The headway made by globalised capitalism, especially in Latin America, has set this region in the eye of the hurricane of social protest and the convergence of different anticapitalist struggles. A few years ago, sectors of the anticapitalist feminist movement joined in with this convergence, thereby contributing the transversal nature of feminist analysis in many debates and articles. The convergence of these forms of popular resistance has been fundamental to break through the blinders portraying “savage capitalism” as the only alternative.
As Claudio Katz says, “the workers, the exploited and the oppressed of the entire planet are the antagonists of 21st-Century imperialism”. However the repeated attempts to criminalise social movements and poverty via State apparatus (police, sectors of the judicial power, etc.) and the major communications media, as well as jailing and killing activists, place us up against several crossroads. In a world where there is more and more exclusion and violence, where 70% of poor people are females, the role of women in anticapitalist movements and the repercussions of criminalisation on their lives warrant a brief reflection.
Women against privatisation and destruction of natural resources
The macabre combination of production restructuring, suspension of rights, military intervention in countries of the periphery and takeover of natural resources, overseen by patriarchal capitalism has a harsh impact on women. This is why the struggle against “green deserts”, against agribusiness transnationals and against privatisation of water have a women’s face, as women are the people who also ensure food sovereignty through their subsistence activities; and it is women who walk for many kilometres in the heat of the Nordeste region’s semi-arid earth in search of the water their families will use.
The action by Via Campesina women in Brazil, who destroyed the Aracruz Celulosa substitution for eucalyptus, was a victorious example of women playing a leading role. The struggle for the preservation of forests and rivers resulted in the sentencing of the “women burners of coco and women living along riverbanks, whose sustainable way of life based on fishing and extractive activities assures their survival and the survival of our Amazonia.

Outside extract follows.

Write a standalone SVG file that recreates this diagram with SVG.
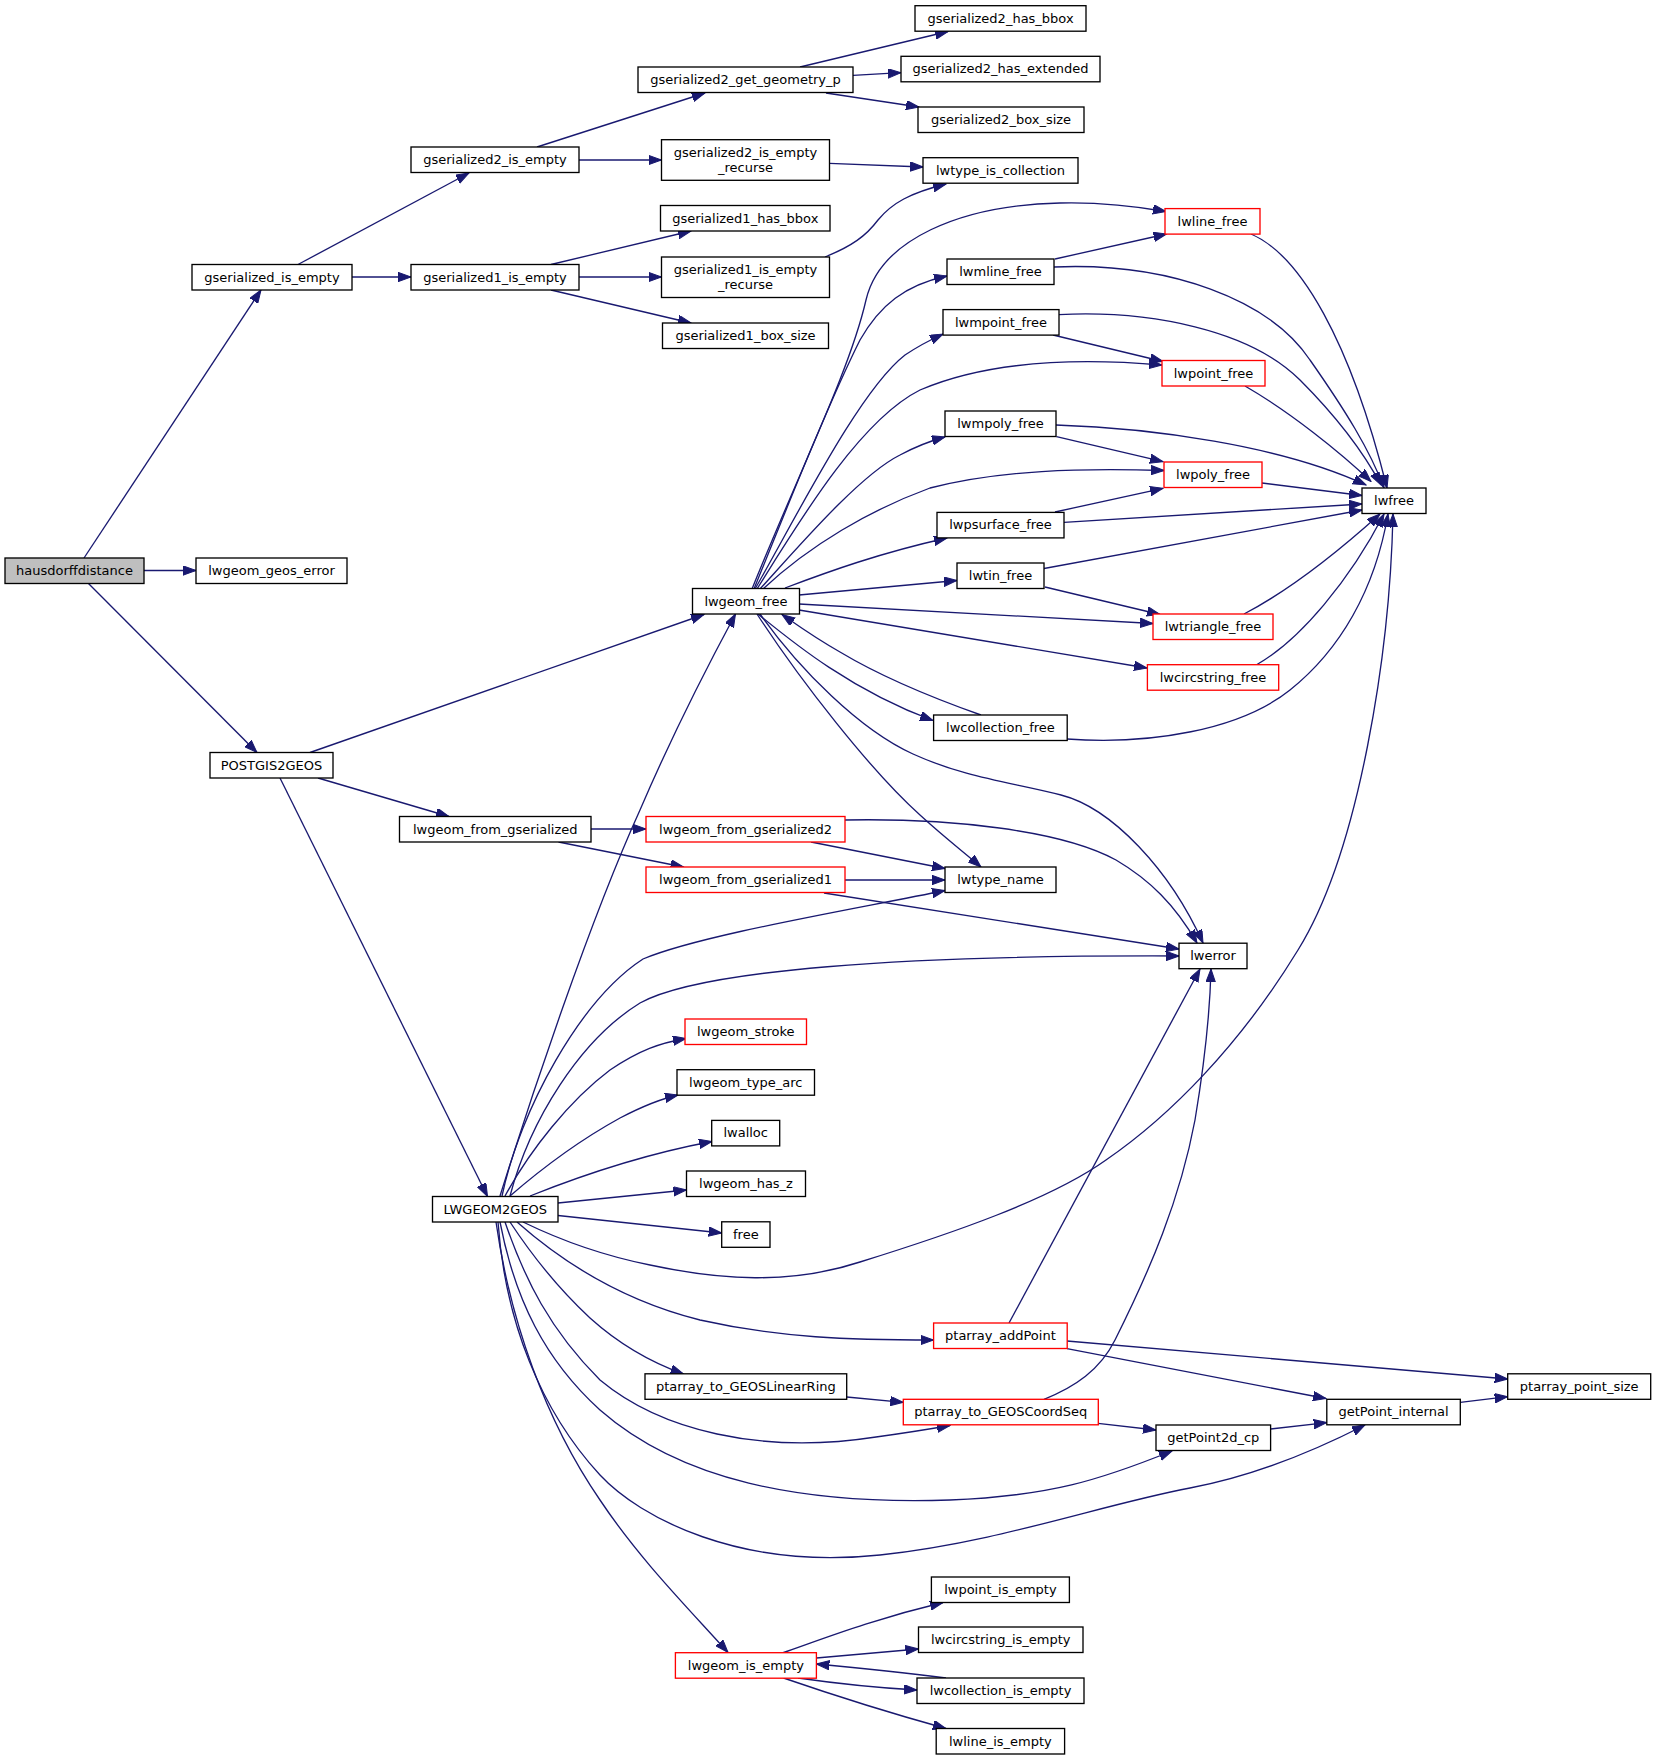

In all the corners of “Our America”, in Oaxaca or Ciudad Juárez, in Caracas neighbourhoods or Quito streets, women’s participation can be perceived, along with their determination not to submit to the imperialist neocolonisation of our continent, also speaking out against Latin-American pro-imperialist governments complicit with these aims.
The struggle for legalised abortion is the focus of criminalisation
Despite various initiatives by the Latin-American movement and some important victories – such as the decriminalisation of abortion in Mexico until the twelfth week of gestation – we are being subjected to a strong offensive by religious and conservative sectors who, putting into practice the “Campaigns for Life”, are implementing a strong lobby campaign to get laws criminalising abortion tightened up further still. This is what happened in Nicaragua slightly more than one year ago when criminalisation of therapeutic abortion was voted. Here in Brazil, women are harassed by the three State powers.
President Lula continues to compromise with the Vatican, sending signals, including about the possibility of putting religious education on the school curriculum. At the end of 2008, Congress chairman MP Arlindo Chinaglia brought in the creation of the Parliamentary Commission of Inquiry (CPI, for the initials in Portuguese) of abortion, with as a mandate lo less than the institutionalisation of criminalisation of women who defend legalisation of abortion and those who are obliged to carry it out.
Moreover, we were recently surprised by an arbitrary action by the Judiciary of the State of Mato Grosso do Sul, in the town of Campo Grande, which cited more than ten thousand women for practising abortion, using as proof the medical records requisitioned in a clandestine clinic. Out of these women, some 1,200 are facing trial, reliving their personal dramas, cruelly exposed.
Thus, if we analyse the way capitalism commoditises and controls basic aspects of women’s lives, using them as instruments and exploiting them on the basis of the foundations of patriarchy, then we can understand why the active part taken by women has become so noteworthy in anticapitalist movements. In consequence, it can be taken for granted that they are in the sights of criminalisation due to their participation in these movements.